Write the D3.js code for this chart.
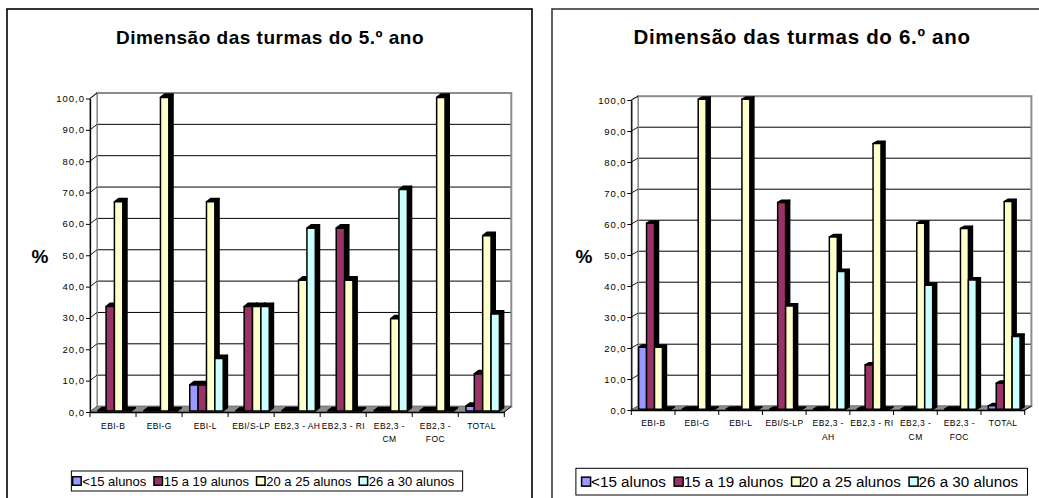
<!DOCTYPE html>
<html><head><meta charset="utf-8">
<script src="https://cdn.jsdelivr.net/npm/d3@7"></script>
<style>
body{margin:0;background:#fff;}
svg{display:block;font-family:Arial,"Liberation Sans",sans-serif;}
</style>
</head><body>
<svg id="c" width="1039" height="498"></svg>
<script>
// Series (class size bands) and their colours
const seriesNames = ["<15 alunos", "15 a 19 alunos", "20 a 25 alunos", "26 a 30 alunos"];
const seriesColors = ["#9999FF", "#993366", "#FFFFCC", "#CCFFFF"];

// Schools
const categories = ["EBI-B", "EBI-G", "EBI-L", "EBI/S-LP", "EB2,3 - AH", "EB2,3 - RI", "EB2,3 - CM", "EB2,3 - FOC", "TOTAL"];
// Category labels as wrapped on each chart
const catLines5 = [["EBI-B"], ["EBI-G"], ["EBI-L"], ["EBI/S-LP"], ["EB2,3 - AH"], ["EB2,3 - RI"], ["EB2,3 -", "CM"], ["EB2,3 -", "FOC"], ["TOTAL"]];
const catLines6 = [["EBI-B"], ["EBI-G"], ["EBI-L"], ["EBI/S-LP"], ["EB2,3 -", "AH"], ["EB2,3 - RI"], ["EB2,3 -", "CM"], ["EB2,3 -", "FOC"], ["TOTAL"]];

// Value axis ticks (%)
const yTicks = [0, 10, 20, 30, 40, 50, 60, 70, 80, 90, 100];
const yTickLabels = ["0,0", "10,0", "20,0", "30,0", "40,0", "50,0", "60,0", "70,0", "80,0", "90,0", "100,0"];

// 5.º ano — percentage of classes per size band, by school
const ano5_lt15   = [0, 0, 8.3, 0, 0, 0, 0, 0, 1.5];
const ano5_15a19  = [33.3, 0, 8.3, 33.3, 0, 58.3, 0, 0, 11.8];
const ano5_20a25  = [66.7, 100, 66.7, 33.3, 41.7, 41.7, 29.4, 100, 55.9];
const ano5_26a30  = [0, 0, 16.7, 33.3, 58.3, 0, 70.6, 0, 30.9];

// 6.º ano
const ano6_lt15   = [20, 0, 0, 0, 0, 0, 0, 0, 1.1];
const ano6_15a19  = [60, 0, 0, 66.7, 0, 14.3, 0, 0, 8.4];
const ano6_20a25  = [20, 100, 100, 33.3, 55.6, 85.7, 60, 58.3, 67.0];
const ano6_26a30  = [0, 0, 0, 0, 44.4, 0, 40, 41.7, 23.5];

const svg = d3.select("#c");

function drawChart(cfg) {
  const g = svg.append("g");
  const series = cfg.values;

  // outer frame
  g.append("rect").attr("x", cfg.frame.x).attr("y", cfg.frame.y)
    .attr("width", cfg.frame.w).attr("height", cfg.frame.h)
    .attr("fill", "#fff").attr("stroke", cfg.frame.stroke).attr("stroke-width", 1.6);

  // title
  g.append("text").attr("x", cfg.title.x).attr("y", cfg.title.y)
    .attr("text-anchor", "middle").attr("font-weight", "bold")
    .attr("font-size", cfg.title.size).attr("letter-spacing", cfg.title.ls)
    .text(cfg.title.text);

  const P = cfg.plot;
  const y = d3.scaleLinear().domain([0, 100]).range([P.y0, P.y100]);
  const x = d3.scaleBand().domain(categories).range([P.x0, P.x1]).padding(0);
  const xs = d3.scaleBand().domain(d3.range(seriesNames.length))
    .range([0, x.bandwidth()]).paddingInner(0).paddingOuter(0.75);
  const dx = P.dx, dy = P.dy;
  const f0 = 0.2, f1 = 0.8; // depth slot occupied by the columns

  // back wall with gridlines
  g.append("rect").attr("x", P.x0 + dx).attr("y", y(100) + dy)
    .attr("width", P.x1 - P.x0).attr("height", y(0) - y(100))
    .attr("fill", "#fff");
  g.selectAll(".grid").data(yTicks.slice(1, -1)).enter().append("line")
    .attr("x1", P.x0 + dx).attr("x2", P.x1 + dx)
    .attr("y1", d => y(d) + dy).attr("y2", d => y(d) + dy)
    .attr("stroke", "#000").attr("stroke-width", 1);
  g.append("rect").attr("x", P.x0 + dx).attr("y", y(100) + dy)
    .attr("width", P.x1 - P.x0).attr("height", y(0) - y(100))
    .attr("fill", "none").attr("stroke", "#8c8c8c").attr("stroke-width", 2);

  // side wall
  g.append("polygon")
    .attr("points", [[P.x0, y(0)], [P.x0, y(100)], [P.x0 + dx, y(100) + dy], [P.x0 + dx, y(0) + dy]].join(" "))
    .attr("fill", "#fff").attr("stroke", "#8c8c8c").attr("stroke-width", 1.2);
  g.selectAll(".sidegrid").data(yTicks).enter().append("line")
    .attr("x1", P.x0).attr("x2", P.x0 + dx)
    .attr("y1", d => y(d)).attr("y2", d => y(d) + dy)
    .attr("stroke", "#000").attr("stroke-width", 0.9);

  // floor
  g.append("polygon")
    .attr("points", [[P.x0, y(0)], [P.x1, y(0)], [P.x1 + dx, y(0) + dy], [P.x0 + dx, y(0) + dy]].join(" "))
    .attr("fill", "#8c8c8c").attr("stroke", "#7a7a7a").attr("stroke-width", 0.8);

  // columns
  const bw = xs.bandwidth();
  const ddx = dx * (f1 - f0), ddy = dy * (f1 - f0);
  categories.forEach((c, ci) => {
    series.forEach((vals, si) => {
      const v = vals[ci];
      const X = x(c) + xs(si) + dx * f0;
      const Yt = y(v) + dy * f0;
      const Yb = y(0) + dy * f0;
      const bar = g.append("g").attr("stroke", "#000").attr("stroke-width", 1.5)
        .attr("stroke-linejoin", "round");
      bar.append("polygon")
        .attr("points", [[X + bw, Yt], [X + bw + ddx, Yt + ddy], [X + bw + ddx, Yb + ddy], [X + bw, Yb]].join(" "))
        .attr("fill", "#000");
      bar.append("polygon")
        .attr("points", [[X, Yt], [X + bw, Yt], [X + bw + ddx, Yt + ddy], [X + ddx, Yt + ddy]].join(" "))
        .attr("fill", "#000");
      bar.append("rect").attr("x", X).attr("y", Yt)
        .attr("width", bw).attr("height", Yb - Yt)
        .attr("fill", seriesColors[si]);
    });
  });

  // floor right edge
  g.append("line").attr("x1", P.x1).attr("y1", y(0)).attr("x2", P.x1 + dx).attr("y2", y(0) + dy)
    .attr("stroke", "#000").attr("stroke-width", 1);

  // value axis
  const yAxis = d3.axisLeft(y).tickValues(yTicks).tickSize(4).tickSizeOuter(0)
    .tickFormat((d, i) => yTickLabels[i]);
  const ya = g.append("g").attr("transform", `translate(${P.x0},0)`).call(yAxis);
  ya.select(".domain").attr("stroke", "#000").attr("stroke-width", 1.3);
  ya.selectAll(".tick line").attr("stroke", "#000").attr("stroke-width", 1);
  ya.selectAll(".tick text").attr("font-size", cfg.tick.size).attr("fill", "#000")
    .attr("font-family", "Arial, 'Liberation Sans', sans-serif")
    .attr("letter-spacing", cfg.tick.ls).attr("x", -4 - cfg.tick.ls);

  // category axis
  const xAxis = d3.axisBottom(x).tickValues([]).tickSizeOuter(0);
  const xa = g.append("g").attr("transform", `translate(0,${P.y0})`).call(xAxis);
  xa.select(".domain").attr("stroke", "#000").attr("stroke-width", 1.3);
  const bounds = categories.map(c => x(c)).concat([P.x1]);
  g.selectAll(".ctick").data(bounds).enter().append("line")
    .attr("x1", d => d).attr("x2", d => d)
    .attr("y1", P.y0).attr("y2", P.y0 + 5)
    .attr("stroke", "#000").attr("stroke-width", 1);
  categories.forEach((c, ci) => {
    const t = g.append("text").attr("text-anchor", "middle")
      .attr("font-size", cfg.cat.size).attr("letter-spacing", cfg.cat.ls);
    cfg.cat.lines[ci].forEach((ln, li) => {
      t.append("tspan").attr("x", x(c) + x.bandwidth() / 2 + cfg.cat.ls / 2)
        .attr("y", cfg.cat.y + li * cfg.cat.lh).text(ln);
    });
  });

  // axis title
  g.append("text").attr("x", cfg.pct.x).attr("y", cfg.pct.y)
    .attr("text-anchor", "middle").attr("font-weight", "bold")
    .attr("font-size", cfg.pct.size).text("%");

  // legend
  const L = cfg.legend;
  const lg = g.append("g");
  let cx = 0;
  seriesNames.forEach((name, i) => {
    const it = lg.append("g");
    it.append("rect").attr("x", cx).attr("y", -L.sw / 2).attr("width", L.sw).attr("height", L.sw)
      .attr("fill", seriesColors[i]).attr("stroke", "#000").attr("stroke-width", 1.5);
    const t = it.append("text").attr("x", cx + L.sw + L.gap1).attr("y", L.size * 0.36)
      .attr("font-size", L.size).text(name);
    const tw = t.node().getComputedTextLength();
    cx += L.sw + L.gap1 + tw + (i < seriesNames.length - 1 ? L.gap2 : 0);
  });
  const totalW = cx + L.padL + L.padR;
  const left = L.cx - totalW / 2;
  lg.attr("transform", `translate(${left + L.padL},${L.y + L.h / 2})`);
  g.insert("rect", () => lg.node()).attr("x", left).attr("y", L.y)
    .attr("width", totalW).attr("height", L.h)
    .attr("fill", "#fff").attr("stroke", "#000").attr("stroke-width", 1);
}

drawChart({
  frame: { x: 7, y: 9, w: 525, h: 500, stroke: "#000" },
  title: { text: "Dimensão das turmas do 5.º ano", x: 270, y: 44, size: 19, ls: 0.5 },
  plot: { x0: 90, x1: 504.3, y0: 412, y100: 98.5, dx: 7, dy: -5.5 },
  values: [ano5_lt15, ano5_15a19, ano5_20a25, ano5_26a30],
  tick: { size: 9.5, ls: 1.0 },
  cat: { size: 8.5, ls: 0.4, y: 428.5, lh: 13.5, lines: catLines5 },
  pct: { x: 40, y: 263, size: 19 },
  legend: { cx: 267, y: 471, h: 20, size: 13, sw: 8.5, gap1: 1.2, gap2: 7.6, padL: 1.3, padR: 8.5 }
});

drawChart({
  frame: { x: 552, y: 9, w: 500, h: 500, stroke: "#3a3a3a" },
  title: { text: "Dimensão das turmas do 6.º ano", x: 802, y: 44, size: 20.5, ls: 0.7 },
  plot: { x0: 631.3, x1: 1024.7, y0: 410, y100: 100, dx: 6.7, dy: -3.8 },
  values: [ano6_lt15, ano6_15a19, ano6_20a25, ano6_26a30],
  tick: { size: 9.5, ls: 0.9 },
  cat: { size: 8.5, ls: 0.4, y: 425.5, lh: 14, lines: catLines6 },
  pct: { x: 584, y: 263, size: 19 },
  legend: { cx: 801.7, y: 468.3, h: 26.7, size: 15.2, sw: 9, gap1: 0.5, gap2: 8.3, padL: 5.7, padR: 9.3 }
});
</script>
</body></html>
=-=-=-=-=
Write out, word for word, the lines from the start of the data through the one holding "const series = cfg.values;". Omit pictures.

§ **WRITTEN SOLUTION**
Write the D3.js code for this chart.
<!DOCTYPE html>
<html><head><meta charset="utf-8">
<script src="https://cdn.jsdelivr.net/npm/d3@7"></script>
<style>
body{margin:0;background:#fff;}
svg{display:block;font-family:Arial,"Liberation Sans",sans-serif;}
</style>
</head><body>
<svg id="c" width="1039" height="498"></svg>
<script>
// Series (class size bands) and their colours
const seriesNames = ["<15 alunos", "15 a 19 alunos", "20 a 25 alunos", "26 a 30 alunos"];
const seriesColors = ["#9999FF", "#993366", "#FFFFCC", "#CCFFFF"];

// Schools
const categories = ["EBI-B", "EBI-G", "EBI-L", "EBI/S-LP", "EB2,3 - AH", "EB2,3 - RI", "EB2,3 - CM", "EB2,3 - FOC", "TOTAL"];
// Category labels as wrapped on each chart
const catLines5 = [["EBI-B"], ["EBI-G"], ["EBI-L"], ["EBI/S-LP"], ["EB2,3 - AH"], ["EB2,3 - RI"], ["EB2,3 -", "CM"], ["EB2,3 -", "FOC"], ["TOTAL"]];
const catLines6 = [["EBI-B"], ["EBI-G"], ["EBI-L"], ["EBI/S-LP"], ["EB2,3 -", "AH"], ["EB2,3 - RI"], ["EB2,3 -", "CM"], ["EB2,3 -", "FOC"], ["TOTAL"]];

// Value axis ticks (%)
const yTicks = [0, 10, 20, 30, 40, 50, 60, 70, 80, 90, 100];
const yTickLabels = ["0,0", "10,0", "20,0", "30,0", "40,0", "50,0", "60,0", "70,0", "80,0", "90,0", "100,0"];

// 5.º ano — percentage of classes per size band, by school
const ano5_lt15   = [0, 0, 8.3, 0, 0, 0, 0, 0, 1.5];
const ano5_15a19  = [33.3, 0, 8.3, 33.3, 0, 58.3, 0, 0, 11.8];
const ano5_20a25  = [66.7, 100, 66.7, 33.3, 41.7, 41.7, 29.4, 100, 55.9];
const ano5_26a30  = [0, 0, 16.7, 33.3, 58.3, 0, 70.6, 0, 30.9];

// 6.º ano
const ano6_lt15   = [20, 0, 0, 0, 0, 0, 0, 0, 1.1];
const ano6_15a19  = [60, 0, 0, 66.7, 0, 14.3, 0, 0, 8.4];
const ano6_20a25  = [20, 100, 100, 33.3, 55.6, 85.7, 60, 58.3, 67.0];
const ano6_26a30  = [0, 0, 0, 0, 44.4, 0, 40, 41.7, 23.5];

const svg = d3.select("#c");

function drawChart(cfg) {
  const g = svg.append("g");
  const series = cfg.values;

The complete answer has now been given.